__THE PROBLEM__. Please, without the pictures, retype exactly the lines from the start of the material through the line that holds "const tickMonths = months.filter((m, i)".

__GIVEN INFORMATION__.
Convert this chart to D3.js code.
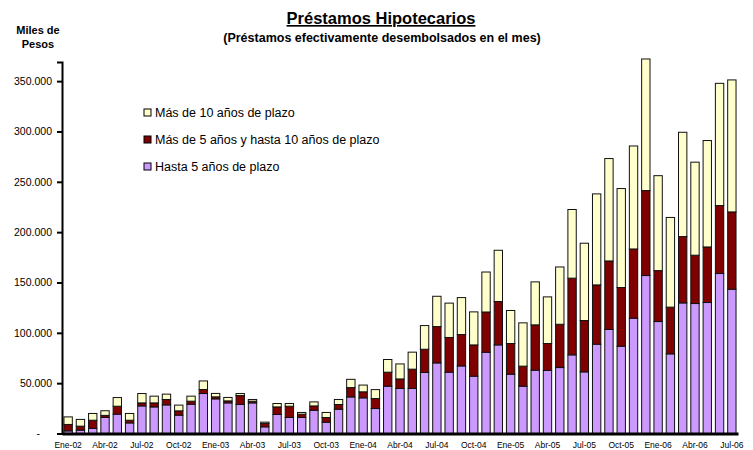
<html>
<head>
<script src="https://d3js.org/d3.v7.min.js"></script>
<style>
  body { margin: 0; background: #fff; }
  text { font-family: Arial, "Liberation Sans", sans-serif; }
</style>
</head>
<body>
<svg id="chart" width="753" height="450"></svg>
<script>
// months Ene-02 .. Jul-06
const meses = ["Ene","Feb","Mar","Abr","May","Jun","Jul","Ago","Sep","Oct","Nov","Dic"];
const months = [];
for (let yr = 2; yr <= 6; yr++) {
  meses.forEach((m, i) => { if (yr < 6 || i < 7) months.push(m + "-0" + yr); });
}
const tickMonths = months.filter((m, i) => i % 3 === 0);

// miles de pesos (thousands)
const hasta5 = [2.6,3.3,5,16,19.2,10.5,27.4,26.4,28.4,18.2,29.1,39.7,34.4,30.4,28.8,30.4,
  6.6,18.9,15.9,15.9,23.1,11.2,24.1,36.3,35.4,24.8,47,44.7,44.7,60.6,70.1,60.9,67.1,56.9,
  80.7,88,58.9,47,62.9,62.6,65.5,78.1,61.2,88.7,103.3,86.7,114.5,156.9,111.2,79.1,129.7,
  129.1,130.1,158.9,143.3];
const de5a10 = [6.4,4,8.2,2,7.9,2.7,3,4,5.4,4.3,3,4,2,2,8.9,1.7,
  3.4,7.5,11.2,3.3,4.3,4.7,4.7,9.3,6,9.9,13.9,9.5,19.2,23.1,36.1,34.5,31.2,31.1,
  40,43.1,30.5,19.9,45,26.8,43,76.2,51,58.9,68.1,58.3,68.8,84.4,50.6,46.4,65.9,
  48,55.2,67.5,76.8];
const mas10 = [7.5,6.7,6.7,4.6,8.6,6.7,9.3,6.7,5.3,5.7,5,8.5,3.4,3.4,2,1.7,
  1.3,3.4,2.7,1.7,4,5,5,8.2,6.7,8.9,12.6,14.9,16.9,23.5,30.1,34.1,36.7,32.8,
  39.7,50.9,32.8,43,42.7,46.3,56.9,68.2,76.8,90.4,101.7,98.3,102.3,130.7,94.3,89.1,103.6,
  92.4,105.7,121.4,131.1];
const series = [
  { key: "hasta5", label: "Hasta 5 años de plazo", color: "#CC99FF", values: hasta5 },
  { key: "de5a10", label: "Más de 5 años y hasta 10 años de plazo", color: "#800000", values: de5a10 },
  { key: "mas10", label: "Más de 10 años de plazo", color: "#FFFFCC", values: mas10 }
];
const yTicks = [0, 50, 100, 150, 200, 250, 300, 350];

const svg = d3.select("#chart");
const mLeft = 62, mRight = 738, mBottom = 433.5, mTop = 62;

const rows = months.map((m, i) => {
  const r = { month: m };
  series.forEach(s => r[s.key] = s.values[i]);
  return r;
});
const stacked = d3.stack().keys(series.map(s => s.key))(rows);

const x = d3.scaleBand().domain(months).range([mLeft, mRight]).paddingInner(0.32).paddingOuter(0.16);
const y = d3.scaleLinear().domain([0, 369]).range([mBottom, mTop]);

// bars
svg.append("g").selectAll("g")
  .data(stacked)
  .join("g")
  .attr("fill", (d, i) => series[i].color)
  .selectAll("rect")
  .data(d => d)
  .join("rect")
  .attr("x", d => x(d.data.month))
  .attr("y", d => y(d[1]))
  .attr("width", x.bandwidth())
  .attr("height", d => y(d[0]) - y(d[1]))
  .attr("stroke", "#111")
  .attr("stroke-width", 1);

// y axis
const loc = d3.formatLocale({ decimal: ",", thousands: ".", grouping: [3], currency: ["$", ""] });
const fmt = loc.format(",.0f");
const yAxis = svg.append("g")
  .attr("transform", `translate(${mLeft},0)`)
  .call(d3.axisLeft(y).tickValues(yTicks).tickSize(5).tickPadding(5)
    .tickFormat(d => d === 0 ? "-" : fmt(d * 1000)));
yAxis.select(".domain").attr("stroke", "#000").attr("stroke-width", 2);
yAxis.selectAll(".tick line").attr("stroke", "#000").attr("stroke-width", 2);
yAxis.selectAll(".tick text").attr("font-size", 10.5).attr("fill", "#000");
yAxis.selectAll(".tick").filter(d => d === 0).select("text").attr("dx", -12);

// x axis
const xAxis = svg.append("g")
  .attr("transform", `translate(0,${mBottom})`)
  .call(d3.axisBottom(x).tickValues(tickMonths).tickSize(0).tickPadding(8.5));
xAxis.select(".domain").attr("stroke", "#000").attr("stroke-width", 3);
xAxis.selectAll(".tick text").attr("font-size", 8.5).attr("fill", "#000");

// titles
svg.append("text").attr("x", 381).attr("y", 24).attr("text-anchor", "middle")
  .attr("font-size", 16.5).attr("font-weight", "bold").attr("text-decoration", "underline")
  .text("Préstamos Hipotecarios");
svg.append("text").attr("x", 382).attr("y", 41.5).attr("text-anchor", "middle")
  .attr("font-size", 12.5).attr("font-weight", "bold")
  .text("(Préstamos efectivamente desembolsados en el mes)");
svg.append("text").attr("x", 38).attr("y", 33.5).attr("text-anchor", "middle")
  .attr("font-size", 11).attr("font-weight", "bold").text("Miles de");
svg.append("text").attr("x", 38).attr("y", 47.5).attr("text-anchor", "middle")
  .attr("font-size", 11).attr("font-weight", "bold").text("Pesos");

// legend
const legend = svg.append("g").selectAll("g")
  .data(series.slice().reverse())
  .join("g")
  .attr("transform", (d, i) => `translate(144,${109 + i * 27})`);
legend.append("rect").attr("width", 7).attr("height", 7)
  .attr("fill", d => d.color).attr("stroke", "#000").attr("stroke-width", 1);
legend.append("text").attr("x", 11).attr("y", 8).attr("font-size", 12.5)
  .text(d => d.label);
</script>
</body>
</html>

__THE OUTPUT__.
Convert this chart to D3.js code.
<html>
<head>
<script src="https://d3js.org/d3.v7.min.js"></script>
<style>
  body { margin: 0; background: #fff; }
  text { font-family: Arial, "Liberation Sans", sans-serif; }
</style>
</head>
<body>
<svg id="chart" width="753" height="450"></svg>
<script>
// months Ene-02 .. Jul-06
const meses = ["Ene","Feb","Mar","Abr","May","Jun","Jul","Ago","Sep","Oct","Nov","Dic"];
const months = [];
for (let yr = 2; yr <= 6; yr++) {
  meses.forEach((m, i) => { if (yr < 6 || i < 7) months.push(m + "-0" + yr); });
}
const tickMonths = months.filter((m, i) => i % 3 === 0);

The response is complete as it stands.